“Günahkâra müjde ver sıddıkları ise korkut!”

“Günahkâra müjde ver sıddıkları ise korkut!”



“Ey Dâvûd! Günahkârlara müjde ver ki, ben gafûrum. Sıddıkları da korkut ki, ben gayurum (çok gayretliyim).” 

 

Nûr Kutb-i âlem hazretleri Hindistan evliyâsından olup Şeyh Hüsâmeddîn Mankpûrî’nin hocasıdır. 813 (m. 1410)’da Hindistan’da Pendûh şehrinde vefât etti. Nûr Kutb-i âlem hazretlerinin bir “Mektûbât’ı vardır. Son derece tatlı ve latif olup, dert ve muhabbet ehlinin diliyle yazılmıştır. Bu Mektûbât’tan bir kısım aşağıya yazılmıştır:

Ömrüm boşa geçti. Maşûkun kokusunu almadım. Hayret sahrasında ve hasret meydanında başıboş top gibi döndüm durdum. “Bu ne biçim gece ki, sabah yaklaşmaz ona/Bahtımın sabahı yok, sabahın günâhı ne?..”
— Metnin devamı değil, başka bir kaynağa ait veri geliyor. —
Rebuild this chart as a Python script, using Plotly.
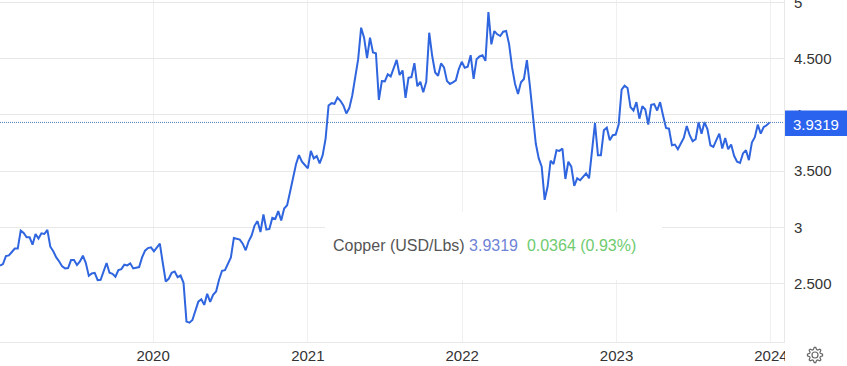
import math
import pandas as pd
import plotly.graph_objects as go

START_DATE = "2019-01-04"
END_DATE = "2023-12-29"

copper_2019_2020 = [
    2.658, 2.673, 2.744, 2.750, 2.780, 2.810, 2.810, 2.970, 2.949, 2.911, 2.911, 2.845, 2.940, 2.899,
    2.946, 2.940, 2.976, 2.827, 2.786, 2.732, 2.696, 2.652, 2.634, 2.637, 2.708, 2.708, 2.664, 2.696,
    2.747, 2.682, 2.568, 2.589, 2.595, 2.530, 2.533, 2.607, 2.682, 2.595, 2.586, 2.560, 2.619, 2.628, 2.667,
    2.661, 2.679, 2.634, 2.640, 2.646, 2.732, 2.792, 2.815, 2.821, 2.786, 2.821, 2.854, 2.682, 2.518, 2.542,
    2.595, 2.607, 2.557, 2.571, 2.506, 2.161, 2.152, 2.176, 2.250, 2.339, 2.360, 2.310, 2.408, 2.336, 2.399,
    2.429, 2.533, 2.613, 2.619, 2.682, 2.732, 2.905, 2.896, 2.890, 2.854, 2.795, 2.875, 2.926, 3.015, 3.054,
    2.958, 3.113, 2.979, 2.985, 3.083, 3.074, 3.143, 3.060, 3.167, 3.196, 3.315, 3.440, 3.560,
]
copper_2021_2022 = [
    3.641, 3.582, 3.553, 3.524, 3.679, 3.612, 3.632, 3.568, 3.641, 3.788, 4.082, 4.103, 4.097, 4.153, 4.124,
    4.082, 4.012, 4.059, 4.171, 4.341, 4.494, 4.774, 4.685, 4.503, 4.685, 4.553, 4.547, 4.132, 4.300, 4.297,
    4.359, 4.341, 4.421, 4.488, 4.353, 4.394, 4.150, 4.329, 4.335, 4.459, 4.253, 4.294, 4.200, 4.294, 4.729,
    4.524, 4.376, 4.347, 4.456, 4.421, 4.300, 4.274, 4.288, 4.306, 4.406, 4.471, 4.418, 4.426, 4.529, 4.318,
    4.494, 4.518, 4.529, 4.479, 4.912, 4.626, 4.744, 4.715, 4.700, 4.738, 4.744, 4.626, 4.421, 4.274, 4.185,
    4.288, 4.318, 4.485, 4.259, 3.994, 3.744, 3.612, 3.538, 3.244, 3.362, 3.591, 3.562, 3.685, 3.679, 3.700,
    3.429, 3.582, 3.538, 3.368, 3.435, 3.418, 3.450, 3.479, 3.435, 3.685, 3.926, 3.641, 3.641,
]
copper_2023 = [
    3.862, 3.885, 3.774, 3.818, 3.824, 3.912, 4.224, 4.259, 4.238, 4.068, 4.038, 4.112, 3.965, 4.076, 4.047,
    3.912, 4.088, 4.094, 4.038, 4.112, 3.994, 3.882, 3.876, 3.729, 3.735, 3.694, 3.744, 3.794, 3.900, 3.818,
    3.765, 3.782, 3.935, 3.832, 3.935, 3.871, 3.729, 3.715, 3.774, 3.832, 3.700, 3.794, 3.694, 3.735, 3.635,
    3.582, 3.571, 3.656, 3.685, 3.597, 3.753, 3.800, 3.912, 3.832, 3.891, 3.906, 3.9319,
]
copper_values = copper_2019_2020 + copper_2021_2022 + copper_2023
dates = pd.date_range(START_DATE, END_DATE, periods=len(copper_values))

year_ticks = ["2020-01-01", "2021-01-01", "2022-01-01", "2023-01-01", "2024-01-01"]
year_labels = ["2020", "2021", "2022", "2023", "2024"]
price_ticks = [2.5, 3, 3.5, 4, 4.5, 5]
price_labels = ["2.500", "3", "3.500", "4", "4.500", "5"]
last_price = 3.9319
change = "0.0364"
change_pct = "(0.93%)"

W, H = 847, 366
R, B = 63, 24
FONT = "Liberation Sans, Arial, sans-serif"
GRID = "#e8e8e8"
BLUE = "#2f65de"


def gear_path(cx, cy, r_out=7.6, r_in=5.6, teeth=8):
    pts = []
    n = teeth * 4
    for i in range(n):
        a = 2 * math.pi * (i - 0.5) / n
        r = r_out if i % 4 in (0, 1) else r_in
        pts.append((cx + r * math.cos(a), cy + r * math.sin(a)))
    return "M" + " L".join(f"{x:.2f},{y:.2f}" for x, y in pts) + " Z"


fig = go.Figure(
    go.Scatter(
        x=dates, y=copper_values, mode="lines",
        line=dict(color=BLUE, width=2), hoverinfo="skip", cliponaxis=False,
    )
)

shapes = [
    # white box behind the readout
    dict(type="rect", xref="paper", yref="paper", x0=325 / (W - R), x1=662 / (W - R),
         y0=1 - 280 / (H - B), y1=1 - 212 / (H - B), fillcolor="white", line_width=0, layer="above"),
    # last-price dotted line
    dict(type="line", xref="paper", yref="y", x0=0, x1=1, y0=last_price, y1=last_price,
         line=dict(color="#4f7cb5", width=1, dash="1px,1px"), layer="above"),
    # mask that clips the 2024 label at the axis edge
    dict(type="rect", xref="paper", yref="paper", x0=1.0013, x1=1.09, y0=-0.08, y1=-0.002,
         fillcolor="white", line_width=0, layer="above"),
    # last-price tag
    dict(type="rect", xref="paper", yref="y", x0=1.0013, x1=1.0815, y0=3.81, y1=4.037,
         fillcolor="#2a63ee", line_width=0, layer="above"),
    # settings icon
    dict(type="path", xref="paper", yref="paper", xsizemode="pixel", ysizemode="pixel",
         xanchor=1, yanchor=0, path=gear_path(31, -13), fillcolor="white",
         line=dict(color="#666666", width=1.2), layer="above"),
    dict(type="circle", xref="paper", yref="paper", xsizemode="pixel", ysizemode="pixel",
         xanchor=1, yanchor=0, x0=28, x1=34, y0=-16, y1=-10, fillcolor="white",
         line=dict(color="#666666", width=1.2), layer="above"),
]

annotations = [
    dict(xref="paper", yref="y", x=1.0095, y=3.915, xanchor="left", yanchor="middle",
         text=f"{last_price}", showarrow=False, font=dict(family=FONT, size=15, color="white")),
    dict(xref="paper", yref="paper", x=331 / (W - R), y=1 - 245 / (H - B), xanchor="left", yanchor="middle",
         showarrow=False, font=dict(family=FONT, size=16, color="#555555"),
         text=(f"Copper (USD/Lbs) <span style='color:#6f84d6'>{last_price}</span>"
               f"  <span style='color:#6fcb6f'>{change} {change_pct}</span>")),
]

fig.update_layout(
    width=W, height=H, margin=dict(l=0, r=R, t=0, b=B, autoexpand=False),
    paper_bgcolor="white", plot_bgcolor="white", showlegend=False,
    font=dict(family=FONT, size=15, color="#333333"),
    shapes=shapes, annotations=annotations,
    xaxis=dict(
        range=["2019-01-04", "2024-02-01"], tickvals=year_ticks, ticktext=year_labels,
        showgrid=True, gridcolor="#f0f0f0", gridwidth=1, zeroline=False, automargin=False,
        showline=True, linecolor=GRID, linewidth=1, ticks="",
        tickfont=dict(family=FONT, size=15, color="#333333"),
    ),
    yaxis=dict(
        side="right", range=[1.98, 5.02], tickvals=price_ticks, ticktext=price_labels,
        showgrid=True, gridcolor=GRID, gridwidth=1, zeroline=False, automargin=False,
        showline=True, linecolor=GRID, linewidth=1, ticks="outside", ticklen=6, tickcolor="white",
        ticklabeloverflow="allow",
        tickfont=dict(family=FONT, size=15, color="#333333"),
    ),
)

fig.write_html(
    "out.html",
    config=dict(displayModeBar=False),
    post_script="document.body.style.margin='0';document.body.style.overflow='hidden';",
)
Yaş altmışı geçti, ok elden çıktı. Nefs-i emmârenin şerrinden kurtuluş olmadı. Elde hava, ciğerde ateş, gözde yaş kaldı. Pişmanlık ve mahcubiyetten başka kazanç, dert ve ‘âh’tan başka yol yok. Ne kadar çırpındıysak da maksada kavuşamadık. Rubâî:

“Murada erem dedim, hiç müyesser olmadı/Yâr cefâsından pişman olur dedim, olmadı/Dedim ki belki zaman, bana yardımcı olur/Bahtım belki açılır, dediysem de olmadı…”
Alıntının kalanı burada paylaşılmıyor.